From Wikipedia, the free encyclopedia
Jump to: navigation, search

Margot Hutcheson (born 15 June 1952)[1] is a notable British painter, who has lived and worked in Australia and Spain. She was a partner of writer Peter Carey.

Life and work[edit]

Margot Hutcheson was born in London.[1] She studied at St Martins School of Art (1970–1971).[1]

In 1974, she left for Australia,[1] where she lived with the writer Peter Carey in an alternative community in Yandina, Queensland.[2] She described her time there as "a simple life in the forest", where they grew their own vegetables; she painted and Carey wrote.[3] She said, "This was despite constant raids by Joh's police, road blocks, overhead flights at treetop level by Chinooks with men leering out the doorways, plus the fear of somehow transgressing the ridiculous laws they kept passing ... All of which amounted to harassment by The State."[3]

She had her first exhibition of paintings in Australia in 1981, and held ten solo shows in all with paintings usually based on her life experiences.[3]

By 1984, Hutcheson and Carey were resident in a bohemian area, Bellingen, near Sydney.[2] Carey worked with performance artist Mike Mullins on a rock musical and left Hutcheson for the theatre director Alison Summers, while "Mike went off to comfort Margot."[2] In 1986, she moved to Toowong in Brisbane with her new partner and a baby.[3]

Margot Hutcheson. Wasn't the Fitzgerald Enquiry Fun?.

In 1987, the Fitzgerald Inquiry into the Queensland government began, and Hutcheson attended some of the hearings:[3]

I couldn't believe that the hypocrisy of these men was finally about to be exposed. It was personal by then. The Hearings seemed like a surreal circus from somewhere in Eastern Europe, lots of large, overweight, ruddy men in big black shoes. And nobody knew anything, 'No Hear, No See, and No Speak.' It was about cover ups, ugly sex, bribery and corruption and after the way I'd been hounded ten years before it felt vindication.[3]

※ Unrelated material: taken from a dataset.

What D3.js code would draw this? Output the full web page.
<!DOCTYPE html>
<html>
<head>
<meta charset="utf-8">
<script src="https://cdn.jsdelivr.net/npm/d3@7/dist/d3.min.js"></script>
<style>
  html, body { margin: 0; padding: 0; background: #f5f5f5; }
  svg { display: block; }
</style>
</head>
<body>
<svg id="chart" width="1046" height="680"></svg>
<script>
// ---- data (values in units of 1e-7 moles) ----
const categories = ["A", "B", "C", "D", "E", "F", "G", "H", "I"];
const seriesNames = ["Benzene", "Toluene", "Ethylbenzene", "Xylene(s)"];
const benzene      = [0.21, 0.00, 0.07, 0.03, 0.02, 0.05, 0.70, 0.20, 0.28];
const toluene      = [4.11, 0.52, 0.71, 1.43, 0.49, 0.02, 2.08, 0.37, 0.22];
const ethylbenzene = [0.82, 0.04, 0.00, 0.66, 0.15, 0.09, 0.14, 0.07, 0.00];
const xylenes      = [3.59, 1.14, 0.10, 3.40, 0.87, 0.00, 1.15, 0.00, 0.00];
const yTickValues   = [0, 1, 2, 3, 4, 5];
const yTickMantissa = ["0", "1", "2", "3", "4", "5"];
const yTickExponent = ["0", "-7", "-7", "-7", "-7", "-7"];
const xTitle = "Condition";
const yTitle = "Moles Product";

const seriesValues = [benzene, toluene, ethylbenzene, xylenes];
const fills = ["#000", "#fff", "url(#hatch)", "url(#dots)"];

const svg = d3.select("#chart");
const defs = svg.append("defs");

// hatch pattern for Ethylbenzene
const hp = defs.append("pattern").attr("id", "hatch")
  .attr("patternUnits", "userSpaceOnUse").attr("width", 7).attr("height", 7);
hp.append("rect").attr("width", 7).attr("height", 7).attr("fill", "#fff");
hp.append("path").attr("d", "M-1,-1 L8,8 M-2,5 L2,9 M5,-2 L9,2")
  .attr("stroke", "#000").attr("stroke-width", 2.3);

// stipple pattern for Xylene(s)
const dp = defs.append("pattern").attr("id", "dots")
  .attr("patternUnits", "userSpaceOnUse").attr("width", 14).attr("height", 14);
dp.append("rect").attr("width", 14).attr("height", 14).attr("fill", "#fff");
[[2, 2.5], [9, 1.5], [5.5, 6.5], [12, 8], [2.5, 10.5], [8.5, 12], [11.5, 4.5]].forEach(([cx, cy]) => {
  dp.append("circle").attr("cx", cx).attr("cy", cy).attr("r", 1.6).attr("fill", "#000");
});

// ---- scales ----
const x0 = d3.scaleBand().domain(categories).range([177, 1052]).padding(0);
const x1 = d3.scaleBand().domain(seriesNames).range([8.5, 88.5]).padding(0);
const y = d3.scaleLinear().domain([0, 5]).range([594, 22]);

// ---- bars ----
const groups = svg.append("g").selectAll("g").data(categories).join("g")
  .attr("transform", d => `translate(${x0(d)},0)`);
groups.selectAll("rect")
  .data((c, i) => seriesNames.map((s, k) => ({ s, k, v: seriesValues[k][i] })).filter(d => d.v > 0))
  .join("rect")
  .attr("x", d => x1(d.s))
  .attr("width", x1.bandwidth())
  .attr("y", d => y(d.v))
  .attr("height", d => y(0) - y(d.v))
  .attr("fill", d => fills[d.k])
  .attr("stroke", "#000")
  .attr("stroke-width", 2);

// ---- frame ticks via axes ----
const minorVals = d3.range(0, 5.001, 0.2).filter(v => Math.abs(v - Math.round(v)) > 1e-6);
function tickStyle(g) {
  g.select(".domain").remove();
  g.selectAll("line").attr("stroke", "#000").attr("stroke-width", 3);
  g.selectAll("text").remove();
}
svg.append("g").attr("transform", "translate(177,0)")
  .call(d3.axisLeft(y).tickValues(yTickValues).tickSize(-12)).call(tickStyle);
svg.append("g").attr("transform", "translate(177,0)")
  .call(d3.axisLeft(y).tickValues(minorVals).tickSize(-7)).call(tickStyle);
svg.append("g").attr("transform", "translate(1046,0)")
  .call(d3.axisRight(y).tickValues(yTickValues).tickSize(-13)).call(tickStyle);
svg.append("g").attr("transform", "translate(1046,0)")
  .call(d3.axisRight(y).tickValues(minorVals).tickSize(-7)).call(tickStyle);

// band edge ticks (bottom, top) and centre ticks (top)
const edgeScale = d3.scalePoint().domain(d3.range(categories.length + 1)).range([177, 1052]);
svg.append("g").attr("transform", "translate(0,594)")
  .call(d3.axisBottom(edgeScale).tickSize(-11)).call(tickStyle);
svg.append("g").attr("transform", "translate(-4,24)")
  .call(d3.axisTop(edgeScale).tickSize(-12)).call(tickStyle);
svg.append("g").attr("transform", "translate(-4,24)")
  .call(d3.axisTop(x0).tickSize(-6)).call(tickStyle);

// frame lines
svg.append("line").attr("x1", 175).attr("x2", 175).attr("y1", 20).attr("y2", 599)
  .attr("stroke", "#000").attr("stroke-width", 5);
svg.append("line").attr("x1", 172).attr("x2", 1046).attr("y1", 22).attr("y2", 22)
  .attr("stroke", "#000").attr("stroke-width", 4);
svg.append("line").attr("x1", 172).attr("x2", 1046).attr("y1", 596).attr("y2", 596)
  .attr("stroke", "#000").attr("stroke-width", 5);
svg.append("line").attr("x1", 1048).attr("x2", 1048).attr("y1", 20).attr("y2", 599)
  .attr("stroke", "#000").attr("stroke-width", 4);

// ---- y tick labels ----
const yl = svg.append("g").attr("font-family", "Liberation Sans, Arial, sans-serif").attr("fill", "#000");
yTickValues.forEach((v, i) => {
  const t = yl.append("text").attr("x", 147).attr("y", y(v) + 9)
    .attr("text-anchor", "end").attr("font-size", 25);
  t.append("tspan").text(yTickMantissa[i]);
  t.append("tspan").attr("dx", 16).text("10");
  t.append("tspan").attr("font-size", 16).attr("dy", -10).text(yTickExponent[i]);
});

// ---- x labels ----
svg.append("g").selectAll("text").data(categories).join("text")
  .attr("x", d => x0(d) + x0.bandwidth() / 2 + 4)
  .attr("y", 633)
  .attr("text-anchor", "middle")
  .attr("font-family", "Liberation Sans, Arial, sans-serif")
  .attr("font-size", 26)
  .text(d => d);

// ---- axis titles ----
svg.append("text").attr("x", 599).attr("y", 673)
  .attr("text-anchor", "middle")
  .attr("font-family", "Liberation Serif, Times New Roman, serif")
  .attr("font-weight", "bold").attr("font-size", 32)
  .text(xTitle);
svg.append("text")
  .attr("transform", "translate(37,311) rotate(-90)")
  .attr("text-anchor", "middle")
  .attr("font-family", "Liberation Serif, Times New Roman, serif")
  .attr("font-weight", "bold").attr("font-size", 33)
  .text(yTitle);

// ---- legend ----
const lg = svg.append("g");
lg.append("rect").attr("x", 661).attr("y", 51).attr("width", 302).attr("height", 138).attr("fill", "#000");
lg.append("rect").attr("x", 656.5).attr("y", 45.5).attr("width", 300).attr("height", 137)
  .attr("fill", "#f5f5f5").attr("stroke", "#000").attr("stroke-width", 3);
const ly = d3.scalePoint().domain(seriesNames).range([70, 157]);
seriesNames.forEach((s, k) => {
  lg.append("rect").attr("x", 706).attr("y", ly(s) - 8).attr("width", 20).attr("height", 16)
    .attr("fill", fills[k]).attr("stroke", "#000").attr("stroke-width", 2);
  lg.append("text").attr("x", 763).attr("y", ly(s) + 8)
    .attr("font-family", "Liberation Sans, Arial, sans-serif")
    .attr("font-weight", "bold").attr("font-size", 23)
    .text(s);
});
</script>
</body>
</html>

She painted a picture of the inquiry, Wasn’t the Fitzgerald Inquiry Fun?, seeing the presiding judge, Tony Fitzgerald, as "an Angel on Judgement Day".[3]

In 1990, Hutcheson left Australia for Spain, where she worked until 1996,[4] then moved to London.[3]

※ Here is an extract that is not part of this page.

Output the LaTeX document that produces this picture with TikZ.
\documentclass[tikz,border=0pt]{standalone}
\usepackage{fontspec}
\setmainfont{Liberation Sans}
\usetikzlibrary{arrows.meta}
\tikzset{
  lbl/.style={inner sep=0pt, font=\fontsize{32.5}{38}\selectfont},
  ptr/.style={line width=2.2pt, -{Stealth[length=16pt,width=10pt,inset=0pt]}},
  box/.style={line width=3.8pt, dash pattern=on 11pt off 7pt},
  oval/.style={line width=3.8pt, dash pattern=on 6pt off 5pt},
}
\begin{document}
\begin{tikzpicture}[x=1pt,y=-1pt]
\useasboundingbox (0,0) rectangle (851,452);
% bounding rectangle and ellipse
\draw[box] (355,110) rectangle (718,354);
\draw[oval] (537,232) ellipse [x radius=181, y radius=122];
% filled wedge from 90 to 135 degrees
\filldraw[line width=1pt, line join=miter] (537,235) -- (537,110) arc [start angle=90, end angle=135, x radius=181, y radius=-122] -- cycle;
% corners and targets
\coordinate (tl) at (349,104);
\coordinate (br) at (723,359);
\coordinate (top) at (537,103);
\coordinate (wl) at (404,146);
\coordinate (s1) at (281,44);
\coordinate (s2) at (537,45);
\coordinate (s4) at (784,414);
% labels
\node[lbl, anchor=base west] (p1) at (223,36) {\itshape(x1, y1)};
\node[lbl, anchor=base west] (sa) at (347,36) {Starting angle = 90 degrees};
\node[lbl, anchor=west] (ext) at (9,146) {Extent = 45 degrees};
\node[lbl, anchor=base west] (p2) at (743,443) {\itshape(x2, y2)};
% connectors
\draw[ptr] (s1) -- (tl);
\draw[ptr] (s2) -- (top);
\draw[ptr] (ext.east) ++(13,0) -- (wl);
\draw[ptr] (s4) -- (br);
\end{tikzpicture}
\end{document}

In 2008, she was part of a group show of landscapes, Another Point of View, at the Watters gallery.[5] Her painting A Lovely View "seems to be based on a very ordinary and boring snapshot of a group of tourist at a favourite tourist pit stop. The series of four different sized canvases, arranged at staggered heights, presents an interrupted and unexpected view different to the usual approach employed by landscape artists."[5]

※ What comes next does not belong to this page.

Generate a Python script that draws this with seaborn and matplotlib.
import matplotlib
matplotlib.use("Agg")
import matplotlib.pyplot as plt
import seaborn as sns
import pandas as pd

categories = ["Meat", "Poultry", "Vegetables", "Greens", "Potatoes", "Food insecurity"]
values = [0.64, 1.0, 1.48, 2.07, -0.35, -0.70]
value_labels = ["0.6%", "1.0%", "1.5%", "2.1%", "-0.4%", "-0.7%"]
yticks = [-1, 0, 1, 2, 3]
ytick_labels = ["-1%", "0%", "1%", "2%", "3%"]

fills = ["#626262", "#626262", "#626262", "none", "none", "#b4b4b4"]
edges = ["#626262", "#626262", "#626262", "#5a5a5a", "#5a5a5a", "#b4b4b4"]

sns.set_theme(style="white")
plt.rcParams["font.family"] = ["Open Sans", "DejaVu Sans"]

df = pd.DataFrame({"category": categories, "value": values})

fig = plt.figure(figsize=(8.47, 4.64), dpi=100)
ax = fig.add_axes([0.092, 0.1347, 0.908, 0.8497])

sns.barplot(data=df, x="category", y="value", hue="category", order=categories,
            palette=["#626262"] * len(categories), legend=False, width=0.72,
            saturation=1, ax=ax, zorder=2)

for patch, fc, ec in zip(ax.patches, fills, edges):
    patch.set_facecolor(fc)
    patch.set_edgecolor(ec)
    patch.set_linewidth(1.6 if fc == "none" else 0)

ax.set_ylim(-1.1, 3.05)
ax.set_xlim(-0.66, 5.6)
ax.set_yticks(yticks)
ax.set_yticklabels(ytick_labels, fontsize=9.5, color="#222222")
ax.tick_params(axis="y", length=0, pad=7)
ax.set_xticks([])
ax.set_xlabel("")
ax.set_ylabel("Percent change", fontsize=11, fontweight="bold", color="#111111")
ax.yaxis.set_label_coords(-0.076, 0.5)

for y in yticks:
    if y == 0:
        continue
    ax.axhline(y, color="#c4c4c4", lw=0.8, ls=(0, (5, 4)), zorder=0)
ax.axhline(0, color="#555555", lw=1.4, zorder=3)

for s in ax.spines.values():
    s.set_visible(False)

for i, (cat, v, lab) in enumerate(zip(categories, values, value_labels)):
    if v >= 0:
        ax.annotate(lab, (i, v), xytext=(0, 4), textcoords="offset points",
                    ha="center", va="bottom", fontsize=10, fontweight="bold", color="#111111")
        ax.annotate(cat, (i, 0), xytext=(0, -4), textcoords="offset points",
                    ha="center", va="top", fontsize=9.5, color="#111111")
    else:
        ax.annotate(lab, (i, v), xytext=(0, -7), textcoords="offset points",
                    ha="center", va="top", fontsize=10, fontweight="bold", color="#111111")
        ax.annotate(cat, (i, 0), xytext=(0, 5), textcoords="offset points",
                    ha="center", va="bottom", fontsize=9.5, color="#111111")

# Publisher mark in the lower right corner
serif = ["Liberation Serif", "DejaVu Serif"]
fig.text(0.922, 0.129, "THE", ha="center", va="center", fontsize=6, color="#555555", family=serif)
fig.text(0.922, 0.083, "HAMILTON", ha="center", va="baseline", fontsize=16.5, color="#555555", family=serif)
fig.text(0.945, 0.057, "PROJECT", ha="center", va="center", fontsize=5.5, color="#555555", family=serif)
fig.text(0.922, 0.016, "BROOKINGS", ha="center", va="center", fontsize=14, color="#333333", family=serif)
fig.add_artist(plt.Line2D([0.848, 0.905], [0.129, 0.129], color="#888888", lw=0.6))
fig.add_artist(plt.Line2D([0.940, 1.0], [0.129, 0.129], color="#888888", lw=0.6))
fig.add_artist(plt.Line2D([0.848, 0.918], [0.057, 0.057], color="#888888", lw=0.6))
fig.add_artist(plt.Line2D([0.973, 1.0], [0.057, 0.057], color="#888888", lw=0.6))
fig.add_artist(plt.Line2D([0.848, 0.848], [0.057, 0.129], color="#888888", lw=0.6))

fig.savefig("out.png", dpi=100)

In 2009, her painting Wasn’t the Fitzgerald Inquiry Fun? was part of an exhibition of The Fitzgerald Collection at Queensland College of Art College Gallery.[3]

Collections[edit]

Hutcheson has work in the collection of the National Gallery of Victoria,[4] the University of New South Wales, Artbank and the Museum of Contemporary Art, Brisbane.[3]

References[edit]

  1. ^ a b c d "Margot Hutcheson", Watters Gallery. Retrieved 7 February 2010.
  2. ^ a b c Wroe, Nicholas. "Fiction's great outlaw", The Guardian, 6 January 2001. Retrieved 7 February 2010.
  3. ^ a b c d e f g h i j "Griffith University – Tony Fitzgerald Lecture and Scholarship Program", Griffith University, 2009. Retrieved 7 February 2010.
  4. ^ a b "Margot Hutcheson", National Gallery of Victoria. Retrieved 4 February 2010.
  5. ^ a b "Another Point of View", Muswell Brook Regional Arts Centre, 7 November 2008. Retrieved 7 February 2010.